* BEGIN DATA *

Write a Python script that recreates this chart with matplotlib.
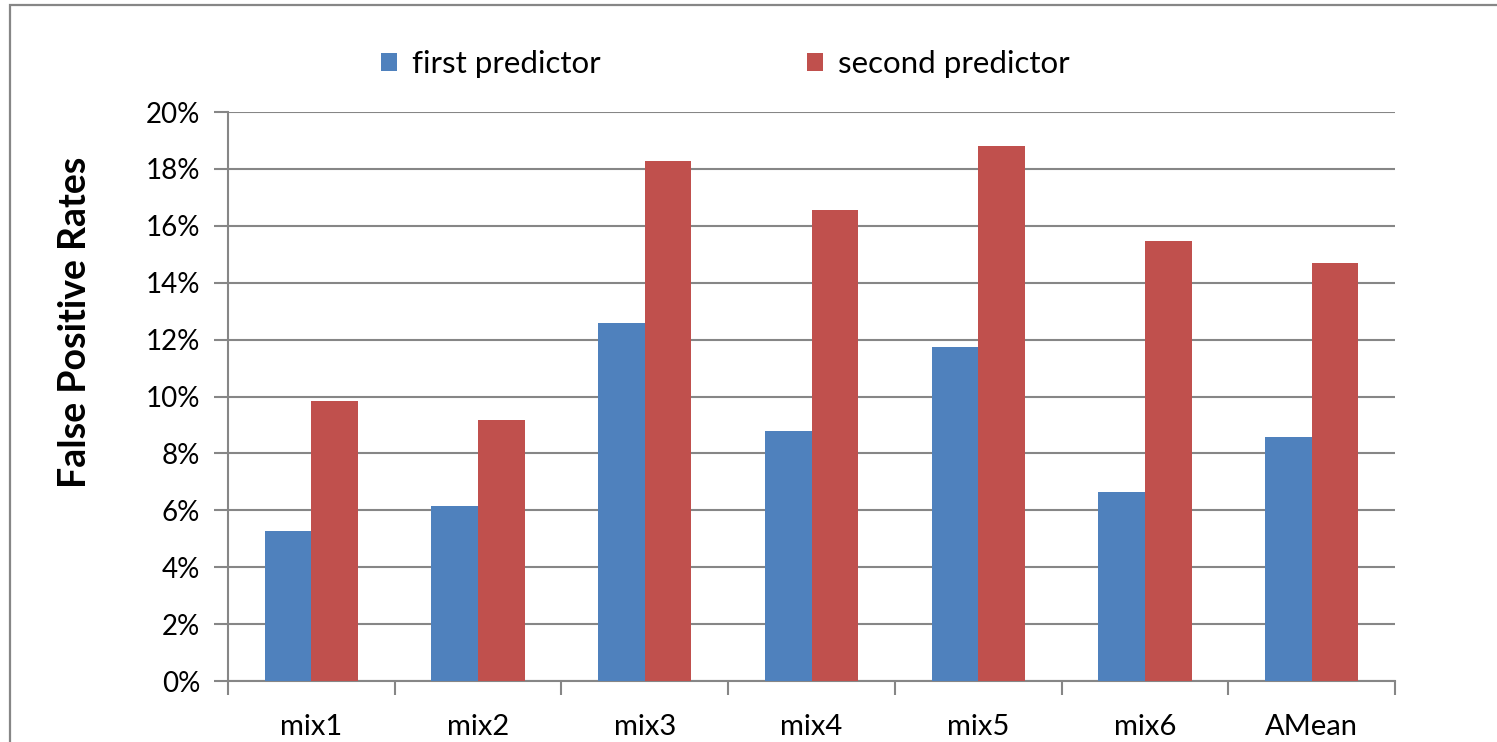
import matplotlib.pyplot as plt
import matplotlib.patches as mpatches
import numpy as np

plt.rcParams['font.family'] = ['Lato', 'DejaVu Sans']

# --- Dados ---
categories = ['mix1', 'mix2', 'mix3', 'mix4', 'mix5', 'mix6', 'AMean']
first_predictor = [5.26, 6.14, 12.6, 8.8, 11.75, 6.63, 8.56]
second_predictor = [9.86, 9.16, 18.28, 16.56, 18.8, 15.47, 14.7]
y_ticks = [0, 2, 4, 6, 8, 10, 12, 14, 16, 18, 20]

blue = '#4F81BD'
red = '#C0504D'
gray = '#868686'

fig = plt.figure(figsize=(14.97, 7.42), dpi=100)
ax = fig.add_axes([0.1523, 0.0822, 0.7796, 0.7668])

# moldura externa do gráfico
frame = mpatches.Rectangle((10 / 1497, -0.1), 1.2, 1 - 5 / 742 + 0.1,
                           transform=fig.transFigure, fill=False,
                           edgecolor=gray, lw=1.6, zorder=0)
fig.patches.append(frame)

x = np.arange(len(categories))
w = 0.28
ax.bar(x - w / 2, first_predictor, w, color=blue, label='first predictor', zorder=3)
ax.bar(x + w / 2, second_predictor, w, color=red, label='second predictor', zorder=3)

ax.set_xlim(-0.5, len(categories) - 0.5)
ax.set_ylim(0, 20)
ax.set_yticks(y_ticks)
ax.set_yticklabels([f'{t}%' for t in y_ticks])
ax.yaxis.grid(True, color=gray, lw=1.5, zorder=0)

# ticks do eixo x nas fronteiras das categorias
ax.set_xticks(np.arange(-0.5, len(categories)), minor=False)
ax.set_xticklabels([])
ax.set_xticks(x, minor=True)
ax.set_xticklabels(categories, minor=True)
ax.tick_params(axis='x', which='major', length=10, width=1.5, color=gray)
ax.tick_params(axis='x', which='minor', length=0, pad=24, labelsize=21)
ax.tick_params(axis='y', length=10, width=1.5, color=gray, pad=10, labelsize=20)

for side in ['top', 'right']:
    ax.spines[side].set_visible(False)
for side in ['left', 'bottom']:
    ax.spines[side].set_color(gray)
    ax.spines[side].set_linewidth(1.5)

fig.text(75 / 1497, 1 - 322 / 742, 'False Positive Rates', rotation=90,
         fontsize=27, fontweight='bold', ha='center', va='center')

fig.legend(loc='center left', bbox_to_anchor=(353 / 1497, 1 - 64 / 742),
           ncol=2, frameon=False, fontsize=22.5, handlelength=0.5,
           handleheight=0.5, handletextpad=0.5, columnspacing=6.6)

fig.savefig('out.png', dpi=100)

* END DATA *

WHAT THE TASK REQUIRES – Quote all the lines above exactly as given. Do not include the pictures.

EXERCISE ANSWER –
Write a Python script that recreates this chart with matplotlib.
import matplotlib.pyplot as plt
import matplotlib.patches as mpatches
import numpy as np

plt.rcParams['font.family'] = ['Lato', 'DejaVu Sans']

# --- Dados ---
categories = ['mix1', 'mix2', 'mix3', 'mix4', 'mix5', 'mix6', 'AMean']
first_predictor = [5.26, 6.14, 12.6, 8.8, 11.75, 6.63, 8.56]
second_predictor = [9.86, 9.16, 18.28, 16.56, 18.8, 15.47, 14.7]
y_ticks = [0, 2, 4, 6, 8, 10, 12, 14, 16, 18, 20]

blue = '#4F81BD'
red = '#C0504D'
gray = '#868686'

fig = plt.figure(figsize=(14.97, 7.42), dpi=100)
ax = fig.add_axes([0.1523, 0.0822, 0.7796, 0.7668])

# moldura externa do gráfico
frame = mpatches.Rectangle((10 / 1497, -0.1), 1.2, 1 - 5 / 742 + 0.1,
                           transform=fig.transFigure, fill=False,
                           edgecolor=gray, lw=1.6, zorder=0)
fig.patches.append(frame)

x = np.arange(len(categories))
w = 0.28
ax.bar(x - w / 2, first_predictor, w, color=blue, label='first predictor', zorder=3)
ax.bar(x + w / 2, second_predictor, w, color=red, label='second predictor', zorder=3)

ax.set_xlim(-0.5, len(categories) - 0.5)
ax.set_ylim(0, 20)
ax.set_yticks(y_ticks)
ax.set_yticklabels([f'{t}%' for t in y_ticks])
ax.yaxis.grid(True, color=gray, lw=1.5, zorder=0)

# ticks do eixo x nas fronteiras das categorias
ax.set_xticks(np.arange(-0.5, len(categories)), minor=False)
ax.set_xticklabels([])
ax.set_xticks(x, minor=True)
ax.set_xticklabels(categories, minor=True)
ax.tick_params(axis='x', which='major', length=10, width=1.5, color=gray)
ax.tick_params(axis='x', which='minor', length=0, pad=24, labelsize=21)
ax.tick_params(axis='y', length=10, width=1.5, color=gray, pad=10, labelsize=20)

for side in ['top', 'right']:
    ax.spines[side].set_visible(False)
for side in ['left', 'bottom']:
    ax.spines[side].set_color(gray)
    ax.spines[side].set_linewidth(1.5)

fig.text(75 / 1497, 1 - 322 / 742, 'False Positive Rates', rotation=90,
         fontsize=27, fontweight='bold', ha='center', va='center')

fig.legend(loc='center left', bbox_to_anchor=(353 / 1497, 1 - 64 / 742),
           ncol=2, frameon=False, fontsize=22.5, handlelength=0.5,
           handleheight=0.5, handletextpad=0.5, columnspacing=6.6)

fig.savefig('out.png', dpi=100)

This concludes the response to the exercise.